Regia di Béla Tarr vedi scheda film
Bela Tarr o lo ami o lo detesti; non esistono vie di mezzo. Io, anche in considerazione della mia foto-profilo, non do adito a dubbi! “Perdizione” è ancora una volta una pellicola sulle miserie dell’uomo e l’ossessivo perseverare del regista ungherese su questo concetto è forse l’unico suo limite. “Perdizione” è il film della svolta e forse della maturità artistica; da qui in poi il suo stile diventerà inconfondibile e personalissimo. Satantago, Le armonie di Werkmeister, L'uomo di Londra. “Perdizione” è un capolavoro della fotografia, dell’inquadratura. In almeno due piani sequenza è geniale e, a mio parere irraggiungibile: che siano Medvigy o Kelemen i direttori della fotografia.
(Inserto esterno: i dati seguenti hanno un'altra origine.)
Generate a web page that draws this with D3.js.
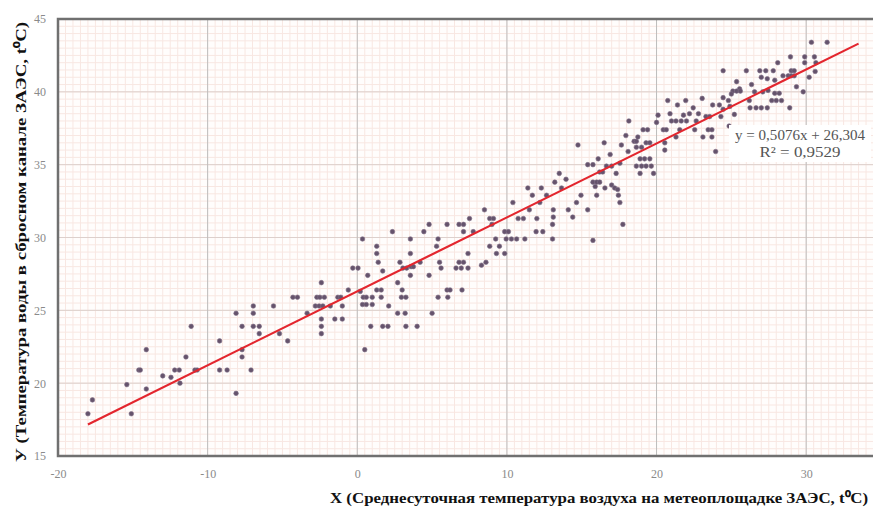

La sua fotografia è statico-dinamica, la luce sempre come DEVE essere: si parte da un’inquadratura fissa e il movimento di macchina da presa propone una sequenza impressionante e ininterrotta di tante foto d’arte. Prendete il piano sequenza di Kerrer davanti al commissariato di Polizia. Per me lo stato dell’arte. Prendete il tristissimo amplesso che “chiude” con il pianoforte. Un esempio da manuale. Semplici e rugosi muri, pioggia sui vetri. “Lui” rende tutto d’intensa bellezza.
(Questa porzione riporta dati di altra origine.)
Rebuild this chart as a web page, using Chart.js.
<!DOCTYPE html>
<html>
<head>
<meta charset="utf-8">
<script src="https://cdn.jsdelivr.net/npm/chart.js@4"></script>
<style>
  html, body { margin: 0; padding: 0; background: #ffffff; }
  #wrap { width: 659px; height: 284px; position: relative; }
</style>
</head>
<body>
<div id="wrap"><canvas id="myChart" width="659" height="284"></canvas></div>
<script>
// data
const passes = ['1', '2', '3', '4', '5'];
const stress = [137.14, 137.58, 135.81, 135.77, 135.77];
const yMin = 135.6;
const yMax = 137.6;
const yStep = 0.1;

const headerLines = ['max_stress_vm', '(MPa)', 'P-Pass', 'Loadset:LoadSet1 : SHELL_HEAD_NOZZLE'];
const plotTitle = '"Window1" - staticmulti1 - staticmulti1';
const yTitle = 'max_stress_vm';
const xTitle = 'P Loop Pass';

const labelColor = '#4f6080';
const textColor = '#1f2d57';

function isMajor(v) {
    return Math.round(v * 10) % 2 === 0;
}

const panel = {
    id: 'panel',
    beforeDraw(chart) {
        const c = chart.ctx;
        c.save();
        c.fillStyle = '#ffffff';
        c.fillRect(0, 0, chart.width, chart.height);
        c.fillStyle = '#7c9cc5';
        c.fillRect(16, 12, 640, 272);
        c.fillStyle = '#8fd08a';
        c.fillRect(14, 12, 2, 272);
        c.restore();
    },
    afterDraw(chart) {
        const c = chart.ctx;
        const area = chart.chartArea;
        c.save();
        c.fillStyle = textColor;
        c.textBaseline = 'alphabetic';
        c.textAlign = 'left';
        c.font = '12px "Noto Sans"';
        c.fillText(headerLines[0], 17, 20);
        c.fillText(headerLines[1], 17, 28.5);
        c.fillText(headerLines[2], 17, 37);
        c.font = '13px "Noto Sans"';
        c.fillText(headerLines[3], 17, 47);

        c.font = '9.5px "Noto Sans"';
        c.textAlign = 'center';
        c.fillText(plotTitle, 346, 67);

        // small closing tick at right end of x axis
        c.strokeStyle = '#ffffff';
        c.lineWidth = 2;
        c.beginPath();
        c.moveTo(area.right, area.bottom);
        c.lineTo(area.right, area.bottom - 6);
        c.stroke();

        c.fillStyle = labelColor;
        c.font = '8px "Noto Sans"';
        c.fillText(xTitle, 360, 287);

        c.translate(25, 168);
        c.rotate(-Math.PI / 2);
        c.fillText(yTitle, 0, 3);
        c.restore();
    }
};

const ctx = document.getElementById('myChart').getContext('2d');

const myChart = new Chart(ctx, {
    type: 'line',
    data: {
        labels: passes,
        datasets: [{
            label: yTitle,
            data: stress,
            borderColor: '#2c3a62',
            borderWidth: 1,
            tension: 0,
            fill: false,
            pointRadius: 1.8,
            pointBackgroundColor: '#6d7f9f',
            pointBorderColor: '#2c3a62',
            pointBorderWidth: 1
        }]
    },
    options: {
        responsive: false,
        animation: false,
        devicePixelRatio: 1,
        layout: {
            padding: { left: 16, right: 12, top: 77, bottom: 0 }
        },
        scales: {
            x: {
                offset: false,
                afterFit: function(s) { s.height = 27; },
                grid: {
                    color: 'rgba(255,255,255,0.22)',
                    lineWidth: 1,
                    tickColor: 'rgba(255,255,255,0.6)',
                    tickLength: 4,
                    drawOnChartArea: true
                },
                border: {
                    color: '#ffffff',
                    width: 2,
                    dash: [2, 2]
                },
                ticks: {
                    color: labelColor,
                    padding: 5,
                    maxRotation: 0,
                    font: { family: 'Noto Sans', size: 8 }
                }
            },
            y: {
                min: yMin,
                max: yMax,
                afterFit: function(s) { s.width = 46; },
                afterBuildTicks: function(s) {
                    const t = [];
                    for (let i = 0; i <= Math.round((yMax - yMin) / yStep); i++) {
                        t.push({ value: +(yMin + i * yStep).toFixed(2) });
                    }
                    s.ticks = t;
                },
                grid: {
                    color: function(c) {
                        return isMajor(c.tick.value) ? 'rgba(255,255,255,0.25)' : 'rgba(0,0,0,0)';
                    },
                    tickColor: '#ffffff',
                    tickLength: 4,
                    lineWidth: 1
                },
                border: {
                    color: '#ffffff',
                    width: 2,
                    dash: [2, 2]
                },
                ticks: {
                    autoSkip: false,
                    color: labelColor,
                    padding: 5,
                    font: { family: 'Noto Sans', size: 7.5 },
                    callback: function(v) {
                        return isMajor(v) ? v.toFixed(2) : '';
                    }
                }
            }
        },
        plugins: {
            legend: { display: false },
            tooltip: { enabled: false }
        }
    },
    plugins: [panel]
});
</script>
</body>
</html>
Veniamo ai contenuti. Con i limiti di cui in premessa anche in questa pellicola troviamo i soliti elementi ricorrenti: La finestra, il bar, la fisarmonica, le ventole, il gesto consolatorio del bere. I carrelli della teleferica che trasportano chissà cosa in un ritmico e perpetuo andirivieni, forse tante esistenze vuote, tutte uguali. L’amore (meglio dire la passione) unica umana consolazione ancora una volta vinto dagli eventi, abbattuto. Effimero....e diviene perdizione o forse meglio, come in locandina, dannazione. I dialoghi sono ridotti all’osso, spesso abbastanza ermetici, a tratti con citazioni bibliche ma v’invito a seguire la dichiarazione di Kerrer all’amata (meglio dire desiderata) “In te si apre un passaggio unico e abbagliante che porta ad un mondo per me irraggiungibile……”.
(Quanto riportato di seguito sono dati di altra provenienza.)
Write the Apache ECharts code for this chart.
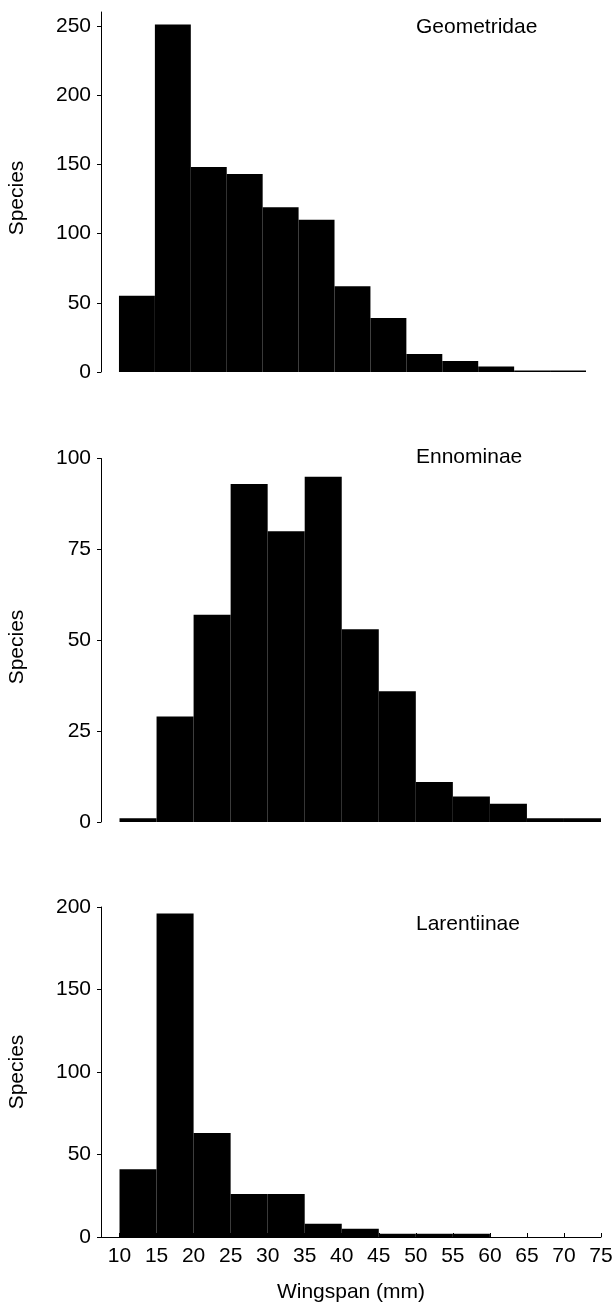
<!DOCTYPE html>
<html>
<head>
<meta charset="utf-8">
<script src="https://cdn.jsdelivr.net/npm/echarts@6/dist/echarts.min.js"></script>
<style>
html,body{margin:0;padding:0;background:#fff;}
#chart{width:616px;height:1305px;}
</style>
</head>
<body>
<div id="chart"></div>
<script>
// ---- data ----
const binEdges = [10, 15, 20, 25, 30, 35, 40, 45, 50, 55, 60, 65, 70, 75];
const panelNames = ['Geometridae', 'Ennominae', 'Larentiinae'];
const geometridae = [55, 251, 148, 143, 119, 110, 62, 39, 13, 8, 4, 1, 1];
const ennominae   = [1, 29, 57, 93, 80, 95, 53, 36, 11, 7, 5, 1, 1];
const larentiinae = [41, 196, 63, 26, 26, 8, 5, 2, 2, 2, 0, 0, 0];
const xTickLabels = [10, 15, 20, 25, 30, 35, 40, 45, 50, 55, 60, 65, 70, 75];
const yTicksTop    = [0, 50, 100, 150, 200, 250];
const yTicksMiddle = [0, 25, 50, 75, 100];
const yTicksBottom = [0, 50, 100, 150, 200];
const yAxisName = 'Species';
const xAxisName = 'Wingspan (mm)';

// ---- styling ----
const FONT = '"Liberation Sans", Arial, Helvetica, sans-serif';
const FS = 21;

function histData(values) {
  return values.map((v, i) => [binEdges[i], binEdges[i + 1], v]);
}

function renderBar(params, api) {
  const x0 = api.value(0), x1 = api.value(1), v = api.value(2);
  if (!v) return null;
  const p0 = api.coord([x0, v]);
  const p1 = api.coord([x1, 0]);
  return {
    type: 'rect',
    shape: { x: p0[0], y: p0[1], width: p1[0] - p0[0], height: p1[1] - p0[1] },
    style: { fill: '#000' }
  };
}

const grids = [
  { left: 101, width: 485, top: 12, height: 360 },
  { left: 101, width: 500, top: 458.5, height: 363.5 },
  { left: 101, width: 500, top: 907, height: 330 }
];
const yMax = [260, 100, 200];
const yTicks = [yTicksTop, yTicksMiddle, yTicksBottom];
const series = [geometridae, ennominae, larentiinae];

const xAxes = grids.map((g, i) => {
  const shown = i === 2;
  return {
    type: 'value', gridIndex: i, min: 7.5, max: 75,
    show: shown,
    splitLine: { show: false },
    axisLine: { show: shown, onZero: false, lineStyle: { color: '#000', width: 1 } },
    axisTick: { show: shown, inside: true, length: 4, customValues: xTickLabels, lineStyle: { color: '#000' } },
    axisLabel: { show: shown, customValues: xTickLabels, margin: 9, color: '#000', fontSize: FS, fontFamily: FONT },
    name: shown ? xAxisName : '',
    nameLocation: 'middle', nameGap: 45,
    nameTextStyle: { color: '#000', fontSize: FS, fontFamily: FONT }
  };
});

const yAxes = grids.map((g, i) => ({
  type: 'value', gridIndex: i, min: 0, max: yMax[i],
  splitLine: { show: false },
  axisLine: { show: true, lineStyle: { color: '#000', width: 1 } },
  axisTick: { show: true, length: 4, customValues: yTicks[i], lineStyle: { color: '#000' } },
  axisLabel: { customValues: yTicks[i], margin: 10, color: '#000', fontSize: FS, fontFamily: FONT }
}));

const speciesY = [198, 647, 1072];
const titleY = [27.5, 457.5, 924];

const graphics = [];
panelNames.forEach((n, i) => {
  graphics.push({
    type: 'text', x: 416, y: titleY[i],
    style: { text: n, font: FS + 'px ' + FONT, fill: '#000', textAlign: 'left', textVerticalAlign: 'middle', verticalAlign: 'middle' }
  });
  graphics.push({
    type: 'text', x: 17, y: speciesY[i], rotation: Math.PI / 2,
    style: { text: yAxisName, font: FS + 'px ' + FONT, fill: '#000', textAlign: 'center', textVerticalAlign: 'middle', verticalAlign: 'middle', align: 'center' }
  });
});

const option = {
  backgroundColor: '#fff',
  animation: false,
  grid: grids,
  xAxis: xAxes,
  yAxis: yAxes,
  graphic: graphics,
  series: series.map((vals, i) => ({
    type: 'custom',
    name: panelNames[i],
    xAxisIndex: i, yAxisIndex: i,
    renderItem: renderBar,
    encode: { x: [0, 1], y: 2 },
    data: histData(vals)
  }))
};

const chart = echarts.init(document.getElementById('chart'), null, { renderer: 'canvas' });
chart.setOption(option);
</script>
</body>
</html>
Nenie popolari accompagnano il ballo nella sala del Titanik Bar, poi la conseguente desolazione, il disordine, la sporcizia. Un “poeta” pesta furiosamente i piedi sul pavimento, forse l’unico sfogo alla sua sconfitta affettiva ed esistenziale. Un ultimo colpo di coda, di onestà, (o di vendetta?) di Kerrer al commissariato di polizia, poi il ritorno ad un primordiale mondo animale, dove si confronta alla pari con il rabbioso abbaiare di un cane. Forse un ritorno alle origini dell'uomo. Si chiude con il fango. Non è forse il migliore Tarr ma resta, a mio personalissimo parere, grande cinema. Scusate la lungaggine ma, quando scrivo di “lui”, perdo il controllo delle dita!